2) The impact of experimental warming on plant performance and survival is larger in hedgerows than in forests owing to the less buffered microclimate in the linear elements.
3) Plant individuals transplanted at their home site perform better than those transplanted further away owing to long-term adaptation to the local environment.”
Some of the results were a surprise.
The team found both species grew taller and produced heavier seeds with warming, though the anemones also suffered higher mortality. They also found that warming effects did not significantly differ between forests and hedgerows. The herbs both performed better in forests than hedgerows. The scientists believe this may be due to increased canopy cover in forests keeping out competitors like nettles.

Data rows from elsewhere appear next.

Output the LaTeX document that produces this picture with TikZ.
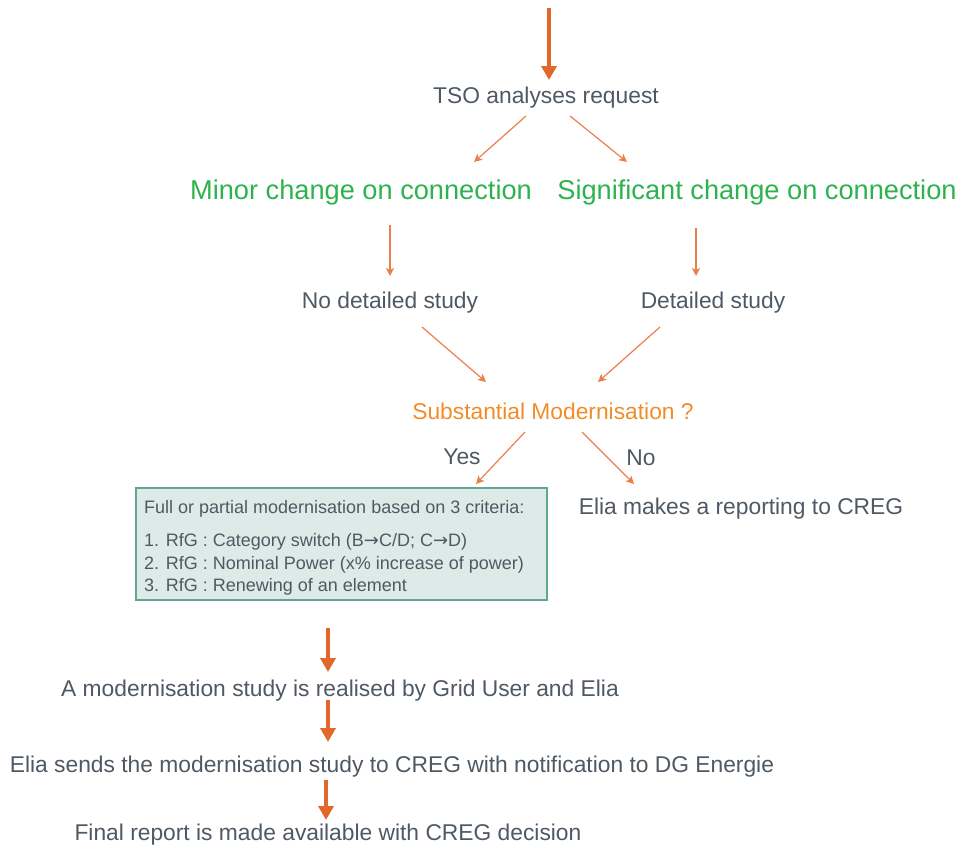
\documentclass[tikz,border=0pt]{standalone}
\usepackage{fontspec}
\setmainfont{Liberation Sans}
\newfontfamily\arrfont{DejaVu Sans}
\usetikzlibrary{arrows.meta}
\definecolor{txt}{HTML}{4F5963}
\definecolor{grn}{HTML}{2DB34E}
\definecolor{orgtxt}{HTML}{F28C28}
\definecolor{arr}{HTML}{E2672A}
\definecolor{arrthin}{HTML}{EC7E4C}
\definecolor{boxfill}{HTML}{DEEAE7}
\definecolor{boxline}{HTML}{5FA897}
\newcommand{\rarr}{{\arrfont\fontsize{18}{20}\selectfont →}}
\tikzset{
  lbl/.style={text=txt, font=\fontsize{22.8}{26}\selectfont, inner sep=0pt},
  glbl/.style={text=grn, font=\fontsize{27.2}{31}\selectfont, inner sep=0pt},
  olbl/.style={text=orgtxt, font=\fontsize{22.8}{26}\selectfont, inner sep=0pt},
  thin/.style={draw=arrthin, line width=1.2pt, -{Stealth[length=8pt,width=8pt,inset=2pt]}},
  thick/.style={draw=arr, line width=4.5pt, -{Triangle[length=14pt,width=15pt]}},
  critbox/.style={draw=boxline, line width=1.2pt, fill=boxfill, minimum width=411pt, minimum height=112pt,
     inner sep=0pt},
  crittext/.style={text=txt, align=left, font=\fontsize{18}{22.5}\selectfont, inner sep=0pt, anchor=north west}
}
\begin{document}
\begin{tikzpicture}[x=1pt,y=-1pt]
\useasboundingbox (0,0) rectangle (962,849);
\coordinate (top) at (549,8);
\node[lbl] (tso) at (546,98) {TSO analyses request};
\node[glbl] (minor) at (361,192) {Minor change on connection};
\node[glbl] (sig) at (757,192) {Significant change on connection};
\node[lbl] (nods) at (390,303) {No detailed study};
\node[lbl] (ds) at (713,303) {Detailed study};
\node[olbl] (sm) at (553,411) {Substantial Modernisation ?};
\node[lbl] (yes) at (462,457) {Yes};
\node[lbl] (no) at (641,458) {No};
\node[critbox] (crit) at (341.5,544) {};
\node[crittext] (crittxt) at (144,500) {%
Full or partial modernisation based on 3 criteria:\\[11pt]
1. RfG : Category switch (B\rarr C/D; C\rarr D)\\
2. RfG : Nominal Power (x\% increase of power)\\
3. RfG : Renewing of an element};
\node[lbl] (report) at (741,509) {Elia makes a reporting to CREG};
\node[lbl] (study) at (340,691) {A modernisation study is realised by Grid User and Elia};
\node[lbl] (sends) at (392,767) {Elia sends the modernisation study to CREG with notification to DG Energie};
\node[lbl] (final) at (328,835) {Final report is made available with CREG decision};

\draw[thick] (top) -- (549,80);
\draw[thin] (526,116) -- (474,162);
\draw[thin] (570,116) -- (627,162);
\draw[thin] (390,225) -- (390,276);
\draw[thin] (696,228) -- (696,276);
\draw[thin] (422,327) -- (486,382);
\draw[thin] (660,327) -- (598,382);
\draw[thin] (525,432) -- (476,484);
\draw[thin] (582,432) -- (634,484);
\draw[thick] (328,628) -- (328,672);
\draw[thick] (328,700) -- (328,742);
\draw[thick] (326,780) -- (326,820);
\end{tikzpicture}
\end{document}
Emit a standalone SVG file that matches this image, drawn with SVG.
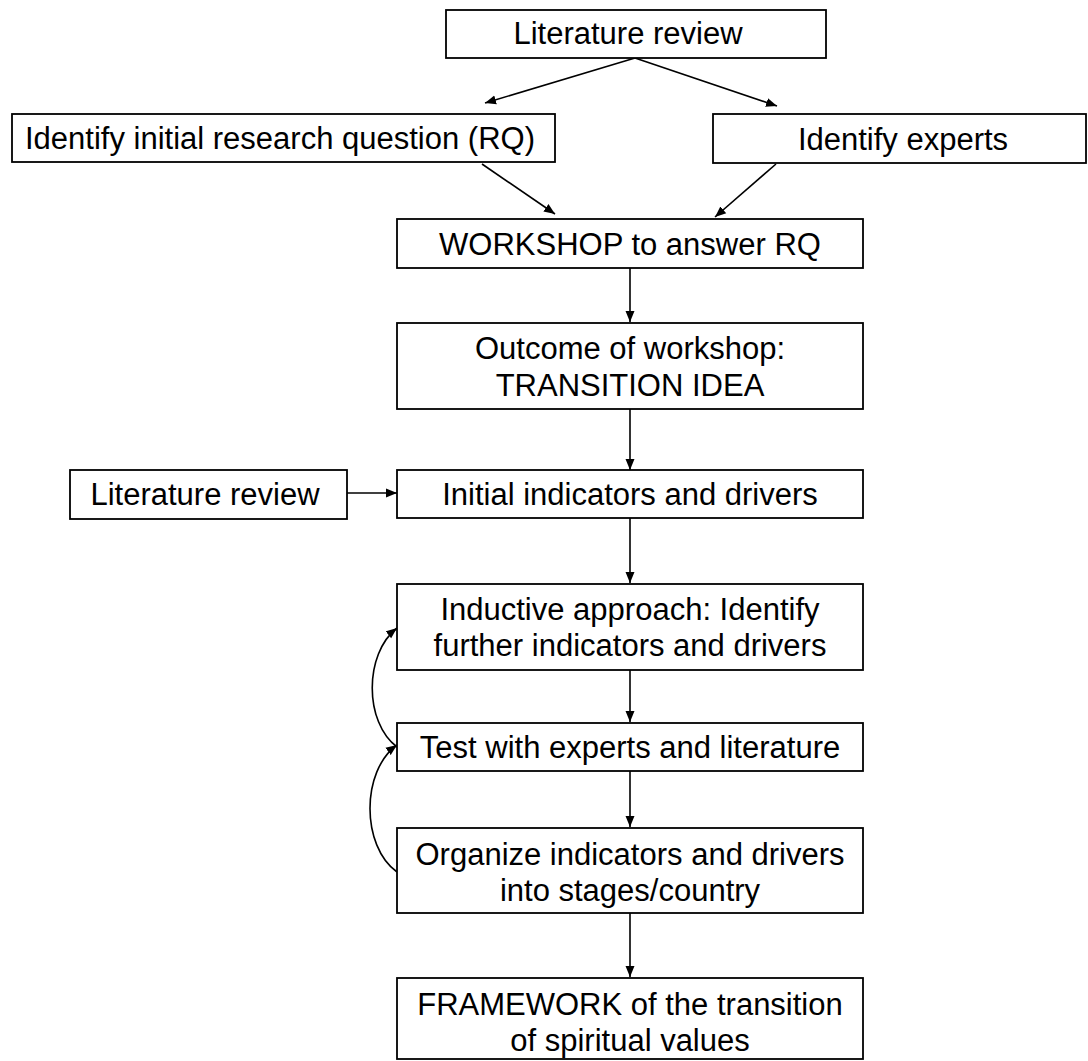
<svg xmlns="http://www.w3.org/2000/svg" width="1088" height="1061" viewBox="0 0 1088 1061">
<defs>
<style>
.box{fill:#fff;stroke:#000;stroke-width:1.8}
.t{font-family:"Liberation Sans",Arial,sans-serif;font-size:31px;fill:#000;text-anchor:middle}
.c{fill:none;stroke:#000;stroke-width:1.6;marker-end:url(#ah)}
</style>
<marker id="ah" markerWidth="12" markerHeight="10" refX="11" refY="5" orient="auto" markerUnits="userSpaceOnUse">
<path d="M0,0.5 L11,5 L0,9.5 z" fill="#000"/>
</marker>
</defs>
<rect width="1088" height="1061" fill="#fff"/>
<g id="connectors">
<line class="c" x1="635" y1="58" x2="485" y2="103"/>
<line class="c" x1="635" y1="58" x2="777" y2="106"/>
<line class="c" x1="482" y1="164" x2="555" y2="214"/>
<line class="c" x1="776" y1="164" x2="715" y2="217"/>
<line class="c" x1="630" y1="268" x2="630" y2="322"/>
<line class="c" x1="630" y1="409" x2="630" y2="470"/>
<line class="c" x1="347" y1="493" x2="397" y2="493"/>
<line class="c" x1="630" y1="518" x2="630" y2="583"/>
<line class="c" x1="630" y1="670" x2="630" y2="722"/>
<line class="c" x1="630" y1="771" x2="630" y2="827"/>
<line class="c" x1="630" y1="913" x2="630" y2="977"/>
<path class="c" d="M397,747 C364,722 364,654 397,628"/>
<path class="c" d="M397,872 C361,846 361,771 397,745"/>
</g>
<g id="n1"><rect class="box" x="446" y="10" width="380" height="48"/><text class="t" x="628" y="44">Literature review</text></g>
<g id="n2"><rect class="box" x="12" y="114" width="543" height="48"/><text class="t" x="280" y="149">Identify initial research question (RQ)</text></g>
<g id="n3"><rect class="box" x="713" y="114" width="373" height="49"/><text class="t" x="903" y="150">Identify experts</text></g>
<g id="n4"><rect class="box" x="397" y="219" width="466" height="49"/><text class="t" x="630" y="255">WORKSHOP to answer RQ</text></g>
<g id="n5"><rect class="box" x="397" y="323" width="466" height="86"/><text class="t" x="630" y="359">Outcome of workshop:</text><text class="t" x="630" y="396">TRANSITION IDEA</text></g>
<g id="n6"><rect class="box" x="70" y="470" width="277" height="49"/><text class="t" x="205" y="505">Literature review</text></g>
<g id="n7"><rect class="box" x="397" y="470" width="466" height="48"/><text class="t" x="630" y="505">Initial indicators and drivers</text></g>
<g id="n8"><rect class="box" x="397" y="584" width="466" height="86"/><text class="t" x="630" y="620">Inductive approach: Identify</text><text class="t" x="630" y="656">further indicators and drivers</text></g>
<g id="n9"><rect class="box" x="397" y="723" width="466" height="48"/><text class="t" x="630" y="758">Test with experts and literature</text></g>
<g id="n10"><rect class="box" x="397" y="828" width="466" height="85"/><text class="t" x="630" y="865">Organize indicators and drivers</text><text class="t" x="630" y="901">into stages/country</text></g>
<g id="n11"><rect class="box" x="397" y="978" width="466" height="81"/><text class="t" x="630" y="1015">FRAMEWORK of the transition</text><text class="t" x="630" y="1051">of spiritual values</text></g>
</svg>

Where there were differences were in transplantation. The anemones did best when transplanted at their home site. Vanneste and colleagues interpret this as confirming that anemones were locally adapted. The avens, in contrast, did well when transplanted north, and this might be due to their lifecycle.

Avens grow in the spring, before the forest canopy fills out, to take advantage of the light. But there was a difference between the Swedish and Belgian forests in the experiment. “In our experiment, the total canopy cover was c. 18 % lower in Swedish than in Belgian common gardens (more specifically, 60% lower in the Swedish vs. Belgian hedgerows but c. 27% higher in in the Swedish vs. Belgian forests). Additionally, light availability is expected to be greater in the northern common gardens owing to an increase in photoperiod during the growing season towards the north…,” write Vanneste and colleagues. After the spring equinox, the further north you go, the earlier the sunrise and the later the sunset. The botanists argue that the performance of G. urbanum shows it is light-limited. The northern avens have more light.
They also found that there was a difference between the plants in the forest and the hedgerows. The forest plants were taller and produced more seeds. Again, the team argues that this could be due to lesser competition on the forest floor than in hedgerows. But they also note another possible explanation.
The year they did the experiment, 2018, coincided with a drought in northwest Europe. “The adverse impact of this extreme drought event could have been larger on plants in hedgerows than in forest interiors because the linear structure of the former makes them more prone to the effects of high solar radiation and desiccation by wind…,” write Vanneste and colleagues.
There are limitations to the study. The team state this is an early study manipulating just two species. If competition in hedgerows is a problem, it is critical to understand how those competitors will be affected by warming. If warming makes nettles and brambles more formidable opponents for resources, then hedgerows might offer less hope for forest herbs.
But if these plants can travel along hedgerows, then they could be lifelines. Vanneste and colleagues conclude: “…management strategies aimed at restoring and maintaining networks of hedgerows and remnant forest patches in agricultural landscapes are of paramount importance, given that these complexes may literally serve as a “hedge” against biodiversity loss under global environmental change by alleviating the isolation of natural habitats within and beyond species’ current distribution ranges.”